Colloquio con Mario Nalli

di Luca Ferracane

Quando ero piccolo tra molte cose sulle quali mi fissavo c’erano le pubblicità dei detersivi. Per dimostrarne televisivamente l’efficacia, le immagini dello spot si concentravano a un certo punto sull’ingrandimento del tessuto macchiato, mostrando – e stuzzicando la mia curiosità – la trama del tessuto. I miei mi regalarono un piccolo microscopio che utilizzai parecchio, fino a quando non decisi di osservare da vicino piccoli insetti. Quella fu la fine della mia avventura voyeuristica nel micromondo.

Alcuni dei tuoi dipinti mi hanno rievocato quel periodo della mia infanzia, in cui scoprire le cose, anche quelle per noi adesso più banali, era una meraviglia. Questi olii mi ricordano dei fermo immagine su un universo infinitesimale, in cui la materia nella sua essenza, invisibile ai nostri semplici occhi, si mostra come realmente è. O forse dovrei dire come i nostri strumenti ce la presentano? Se la scienza, col suo progredire, forse non riuscirà mai a spiegare determinati fenomeni dell’esistenza, l’arte riesce e riuscirà sempre e comunque nel suo intento. Rendere visibile quel che spesso visibile non è. Tralasciando i microscopi e altri strumenti da laboratorio, la pittura in questo caso diviene lo strumento principe di un’indagine, un’osservazione di cui la mente è il principale terreno d’esplorazione.

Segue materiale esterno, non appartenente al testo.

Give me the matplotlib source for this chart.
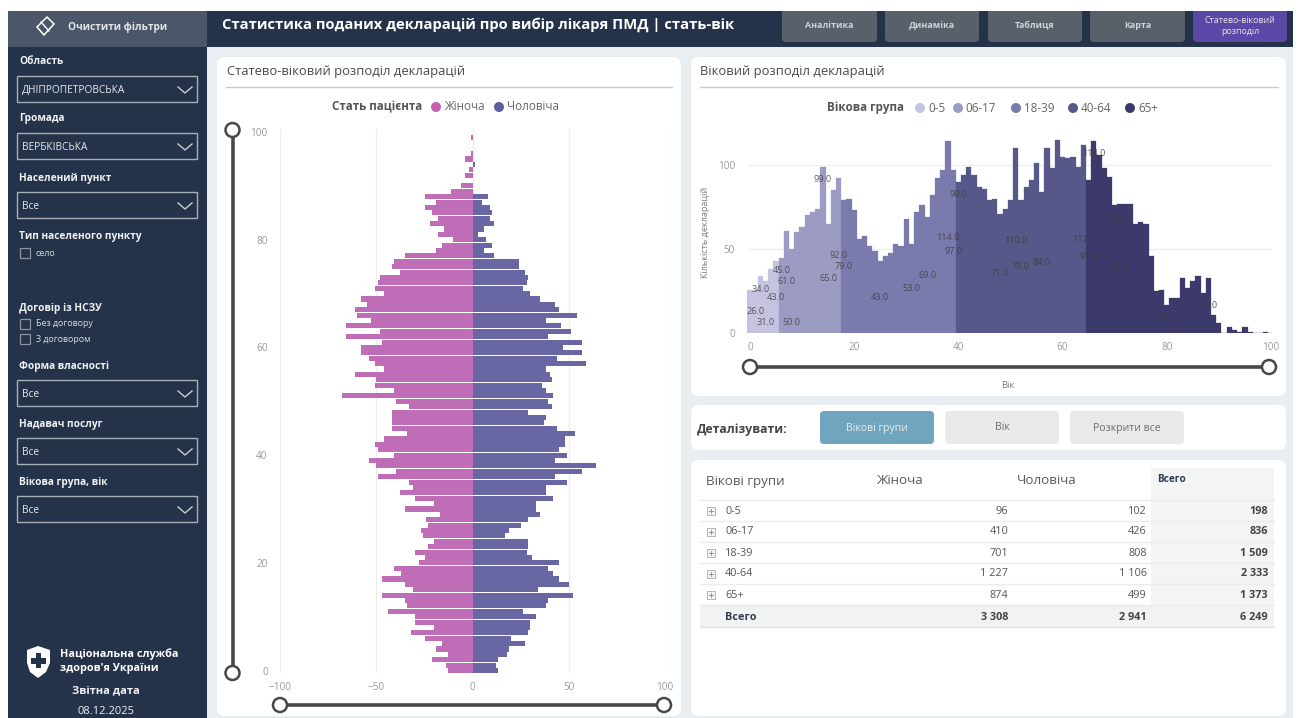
import numpy as np
import matplotlib
matplotlib.use("Agg")
import matplotlib.pyplot as plt
from matplotlib.patches import FancyBboxPatch, Rectangle, Circle, Polygon

plt.rcParams['font.family'] = ['Open Sans', 'DejaVu Sans']

# Дані
women = [13,14,21,13,19,16, 25,32,20,30,30,44,34,35,47,31,35,47,
         37,41,28,25,30,23,20,26,27,23,24,17,35,20,30,38,31,33,49,40,50,54,
         41,49,51,46,34,42,42,42,42,33,40,68,41,51,50,61,46,51,54,58,58,47,66,48,66,
         53,60,61,55,58,46,51,49,48,38,42,41,35,19,16,10,18,15,22,18,21,25,19,25,11,6,0,4,2,0,4,1,0,0,1,0]
men = [13,12,13,18,19,27, 20,29,30,30,33,26,38,39,52,34,50,45,
       42,39,45,31,28,29,29,17,19,25,29,35,33,33,42,38,38,49,43,57,64,43,
       49,45,48,48,53,44,37,38,29,41,39,42,38,36,41,40,38,59,44,57,47,57,39,51,46,
       38,54,45,43,35,30,26,28,29,27,24,24,11,6,10,7,3,6,11,9,10,9,5,8,0,0,0,0,0,1,0,0,0,0,0,0]
group_names = ['0-5', '06-17', '18-39', '40-64', '65+']
group_first = [0, 6, 18, 40, 65]
group_last = [5, 17, 39, 64, 100]
group_colors = ['#C4C4E0', '#9C9BC4', '#7B7AAD', '#585789', '#3C3A6A']
group_women = [96, 410, 701, 1227, 874]
group_men = [102, 426, 808, 1106, 499]
# вікові позначки на правому графіку
label_ages = [1,2,3,5,6,7,8,14,15,17,18,25,31,34,38,39,40,48,51,52,56,64,65,66,70,71,80,88]
moved_labels = {2:26.3, 3:6.7, 6:37.4, 8:6.7, 14:91.5, 40:82.4, 66:106.7, 70:68.3}

filters = [('Область', 62, 'ДНІПРОПЕТРОВСЬКА'), ('Громада', 119, 'ВЕРБКІВСЬКА'),
           ('Населений пункт', 178, 'Все'), ('Форма власності', 366, 'Все'),
           ('Надавач послуг', 424, 'Все'), ('Вікова група, вік', 482, 'Все')]
tabs = ['Аналітика', 'Динаміка', 'Таблиця', 'Карта', 'Статево-віковий\nрозподіл']

women = np.array(women)
men = np.array(men)
total = women + men
ages = np.arange(len(women))

W, H = 1300, 718
fig = plt.figure(figsize=(W/100, H/100), dpi=100, facecolor='white')

# Фонова вісь у пікселях
bg = fig.add_axes([0, 0, 1, 1])
bg.set_xlim(0, W)
bg.set_ylim(H, 0)
bg.axis('off')

def px_axes(x0, y0, x1, y1):
    ax = fig.add_axes([x0/W, 1-y1/H, (x1-x0)/W, (y1-y0)/H])
    ax.patch.set_alpha(0)
    for s in ax.spines.values():
        s.set_visible(False)
    return ax

def box(x0, y0, x1, y1, color, r=3, **kw):
    bg.add_patch(FancyBboxPatch((x0+r, y0+r), x1-x0-2*r, y1-y0-2*r,
                                boxstyle=f'round,pad={r},rounding_size={r}',
                                fc=color, ec='none', **kw))

def txt(x, y, s, size=8, color='#444444', weight='normal', ha='left', **kw):
    bg.text(x, y, s, fontsize=size, color=color, fontweight=weight, ha=ha, va='center', **kw)

NAVY = '#243349'

# Фон
bg.add_patch(Rectangle((207, 47), 1086, 671, fc='#E9EEF3', ec='none'))
bg.add_patch(Rectangle((207, 11), 1086, 36, fc=NAVY, ec='none'))
bg.add_patch(Rectangle((8, 11), 199, 707, fc=NAVY, ec='none'))
bg.add_patch(Rectangle((8, 11), 199, 36, fc='#4B566A', ec='none'))

# Панелі
for x0, y0, x1, y1 in [(217, 57, 681, 716), (691, 57, 1286, 396), (691, 405, 1286, 450), (691, 460, 1286, 716)]:
    box(x0, y0, x1, y1, 'white', r=8)

# Верхня смуга
txt(222, 25, 'Статистика поданих декларацій про вибір лікаря ПМД | стать-вік', size=10.6, color='white', weight='bold')
tab_x = [(782, 877), (885, 979), (988, 1082), (1090, 1185), (1193, 1287)]
for i, (name, (x0, x1)) in enumerate(zip(tabs, tab_x)):
    box(x0, 8, x1, 42, '#5B47A5' if i == 4 else '#58606A', r=4)
    txt((x0+x1)/2, 26, name, size=6.4, color='#E4E4E8' if i == 4 else '#D0D2D6', ha='center', weight='bold' if i < 4 else 'normal', linespacing=1.25)
bg.add_patch(Rectangle((0, 0), W, 11, fc='white', ec='none'))

# Бічна панель
bg.add_patch(Polygon([(37, 27), (47, 17), (54, 24), (44, 35)], closed=True, fc='none', ec='white', lw=1.1))
bg.plot([41, 49], [22, 31], color='white', lw=1)
txt(68, 27, 'Очистити фільтри', size=7.3, color='#E3E5E9', weight='bold')
for label, y, val in filters:
    txt(19, y, label, size=7.3, color='#F0F1F3', weight='bold')
    bg.add_patch(Rectangle((16.5, y+14), 180.5, 26, fc='none', ec='#A9AFB8', lw=1))
    txt(22, y+28.5, val, size=7.3, color='#E8EAED')
    bg.plot([178, 185, 192], [y+25, y+31, y+25], color='#C8CCD2', lw=1)
txt(19, 237, 'Тип населеного пункту', size=7.3, color='#F0F1F3', weight='bold')
txt(19, 308, 'Договір із НСЗУ', size=7.3, color='#F0F1F3', weight='bold')
for y, s in [(253, 'село'), (324, 'Без договору'), (339, 'З договором')]:
    bg.add_patch(Rectangle((19.5, y-5), 10, 10, fc='none', ec='#8B93A0', lw=0.9))
    txt(36, y, s, size=6.4, color='#D8DBE0')

# Логотип
bg.add_patch(Polygon([(27, 650), (38, 646), (50, 650), (50, 663), (46, 672), (38, 678), (30, 672), (27, 663)],
                     closed=True, fc='white', ec='none'))
bg.add_patch(Rectangle((35.5, 653), 5.5, 15, fc=NAVY, ec='none'))
bg.add_patch(Rectangle((31, 658), 14.5, 5.5, fc=NAVY, ec='none'))
txt(60, 654, 'Національна служба', size=7.8, color='white', weight='bold')
txt(60, 668, "здоров'я України", size=7.8, color='white', weight='bold')
txt(106, 691, 'Звітна дата', size=8, color='#F0F1F3', ha='center', weight='bold')
txt(106, 712, '08.12.2025', size=8, color='#F0F1F3', ha='center')

# Заголовки панелей
txt(227, 72, 'Статево-віковий розподіл декларацій', size=9.4, color='#4A4A4A')
bg.plot([226, 672], [87, 87], color='#C9CBCD', lw=1)
txt(700, 72, 'Віковий розподіл декларацій', size=9.4, color='#4A4A4A')
bg.plot([700, 1278], [87, 87], color='#C9CBCD', lw=1)

def legend_dot(x, y, color):
    bg.add_patch(Circle((x, y), 5, fc=color, ec='none'))

# Легенди
txt(332, 107, 'Стать пацієнта', size=8.4, color='#555555', weight='bold')
legend_dot(436, 107, '#C75FB2')
txt(444, 107, 'Жіноча', size=8.4, color='#666666')
legend_dot(499, 107, '#5F5C9E')
txt(507, 107, 'Чоловіча', size=8.4, color='#666666')
txt(827, 108, 'Вікова група', size=8.4, color='#555555', weight='bold')
for name, col, dx, tx in zip(group_names, group_colors, [920, 958, 1016, 1073, 1130], [928, 965, 1024, 1081, 1138]):
    legend_dot(dx, 108, col)
    txt(tx, 108, name, size=8.4, color='#666666')

# Повзунки
SL = '#484848'
def slider(x0, y0, x1, y1):
    bg.plot([x0, x1], [y0, y1], color=SL, lw=2.6, solid_capstyle='butt', zorder=5)
    for x, y in [(x0, y0), (x1, y1)]:
        bg.add_patch(Circle((x, y), 7, fc='white', ec=SL, lw=1.8, zorder=6))
slider(232.5, 130, 232.5, 673)
slider(280, 705, 664, 705)
slider(750, 367, 1269, 367)

# Піраміда
ax = px_axes(280.3, 129.4, 665, 673.2)
ax.barh(ages, -women, height=0.94, color='#BE6DB6', linewidth=0)
ax.barh(ages, men, height=0.94, color='#6866A3', linewidth=0)
ax.set_xlim(-100, 100)
ax.set_ylim(-0.5, 100.5)
ax.set_xticks([-100, -50, 0, 50, 100])
ax.set_yticks([0, 20, 40, 60, 80, 100])
ax.grid(True, axis='x', color='#EDEDED', lw=1)
ax.set_axisbelow(True)
ax.tick_params(length=0, labelsize=7.2, labelcolor='#9A9A9A', pad=6)
ax.tick_params(axis='y', pad=9)

# Віковий розподіл
ax2 = px_axes(747.4, 130, 1272, 333.3)
ax2.set_xlim(-0.5, 100.2)
ax2.set_ylim(0, 120.8)
for first, last, col in zip(group_first, group_last, group_colors):
    sel = ages[first:last+1]
    ax2.bar(sel, total[first:last+1], width=1.0, color=col, edgecolor=col, linewidth=0.2)
for a in label_ages:
    ax2.text(a, moved_labels.get(a, total[a]/2), f'{total[a]:.1f}', fontsize=6.6, color='#3A3A3A',
             alpha=0.8, ha='center', va='center')
ax2.set_xticks([0, 20, 40, 60, 80, 100])
ax2.set_yticks([0, 50, 100])
ax2.grid(True, axis='y', color='#EFEFEF', lw=1)
ax2.set_axisbelow(True)
ax2.tick_params(length=0, labelsize=7.2, labelcolor='#9A9A9A', pad=6)
ax2.tick_params(axis='y', pad=9)
txt(705, 232, 'Кількість декларацій', size=6.6, color='#7A7A7A', rotation=90, ha='center')
txt(1008, 385, 'Вік', size=6.8, color='#7A7A7A', ha='center')

# Кнопки
txt(697, 429, 'Деталізувати:', size=8.8, color='#444444', weight='bold')
box(820, 411, 934, 444, '#6FA5BF', r=4)
txt(877, 428, 'Вікові групи', size=7.6, color='#E6EEF2', ha='center')
box(945, 411, 1059, 444, '#E9E9E9', r=4)
txt(1002, 428, 'Вік', size=7.6, color='#6E6E6E', ha='center')
box(1070, 411, 1184, 444, '#E9E9E9', r=4)
txt(1127, 428, 'Розкрити все', size=7.6, color='#6E6E6E', ha='center')

# Таблиця
def fmt(v):
    return f'{v:,}'.replace(',', '\u00a0')

bg.add_patch(Rectangle((1151, 468), 123, 137, fc='#F3F4F4', ec='none'))
bg.add_patch(Rectangle((700, 605), 574, 22, fc='#F1F2F2', ec='none'))
txt(706, 481, 'Вікові групи', size=9.6, color='#5A5A5A')
txt(877, 481, 'Жіноча', size=9.6, color='#5A5A5A')
txt(1017, 481, 'Чоловіча', size=9.6, color='#5A5A5A')
txt(1157, 480, 'Всего', size=7.2, color='#2E3D55', weight='bold')
line_y = [500, 521, 542, 563, 584, 605]
for y in line_y:
    bg.plot([700, 1274], [y, y], color='#EBEBEB', lw=1)
bg.plot([700, 1274], [627, 627], color='#E6E6E6', lw=1)
col_x = [1008, 1147, 1268]
for i, name in enumerate(group_names):
    y = 511 + i*21
    bg.add_patch(Rectangle((707, y-4), 8, 8, fc='#F4F4F4', ec='#B5B5B5', lw=0.7))
    bg.plot([709, 713], [y, y], color='#888888', lw=0.6)
    bg.plot([711, 711], [y-2, y+2], color='#888888', lw=0.6)
    txt(725, y, name, size=7.8, color='#555555')
    txt(col_x[0], y, fmt(group_women[i]), size=7.8, color='#555555', ha='right')
    txt(col_x[1], y, fmt(group_men[i]), size=7.8, color='#555555', ha='right')
    txt(col_x[2], y, fmt(group_women[i]+group_men[i]), size=7.8, color='#444444', weight='bold', ha='right')
txt(725, 617, 'Всего', size=7.8, color='#2E3D55', weight='bold')
txt(col_x[0], 617, fmt(sum(group_women)), size=7.8, color='#444444', weight='bold', ha='right')
txt(col_x[1], 617, fmt(sum(group_men)), size=7.8, color='#444444', weight='bold', ha='right')
txt(col_x[2], 617, fmt(sum(group_women)+sum(group_men)), size=7.8, color='#444444', weight='bold', ha='right')

fig.savefig('out.png', dpi=100)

E allora non importa più se si parli di figurativo o di astratto, perché ciò che ne risulta è un’esperienza tangibile, visibile per entrambi, l’artista e il pubblico. Che sia analisi della materia più profonda, studio di luce, realizzazione di un contrasto, la tua pittura mi trascina in un’intima visione cerebrale. Chissà che qualcuno dei tuoi lavori non rappresenti forse le sinapsi di un cervello che si illuminano a seguito di qualcosa che ne stimola l’attivazione. Miracolo della percezione.

Hai fatto delle osservazioni in cui mi sono ritrovato parecchio. Sai, ultimamente sto cercando di ampliare la mia ricerca. Sto sperimentando anche io, come tanti altri pittori prima di me, l’indagine sull’idea di spazio e su quel che c’è al di là di questo, come anche del tempo. Mi affido a un processo pittorico molto vicino all’automatismo, mi lascio suggestionare da tutto ciò che mi capitae che mi circonda. Tutto quello che la mia percezione, come dici, riesce a cogliere, anche inconsciamente. Quando dipingo cerco di non guardare la forma, per quanto possa avere un’idea in testa, arrivando poi a esercitare in certi casi una pittura d’azione che, guidata dall’esperienza, arriva a configurarsi come “pittura processuale”, espressione che adottò il gallerista Sargentini negli anni Novanta. Certo, provo a ritagliare una mia autonomia artistica pur risentendo dei maestri del secondo Novecento ma tento di non riproporre le stesse tecniche: credo sia inutile ripercorrere quella strada.

Ti assicuro, poi, che dipingere è per me come salire su un ring, alla stessa stregua di una lotta, un combattimento amoroso e seducente, corporeo, costellato di aspettative, delusioni, intuizioni. Alle volte provo anche disprezzo per quel che vado dipingendo, ma non appena esce dalla tela qualcosa che mi attrae, che mi avvince, allora avverto una sorta di folgorazione. Dipingere è come avere un rapporto sessuale, fatto di più momenti, dal meno bello a quello più estatico. Bisogna penare, darsi da fare, come nel corteggiamento, per arrivare poi a carpire l’oggetto del desiderio e possederlo. In una lotta continua.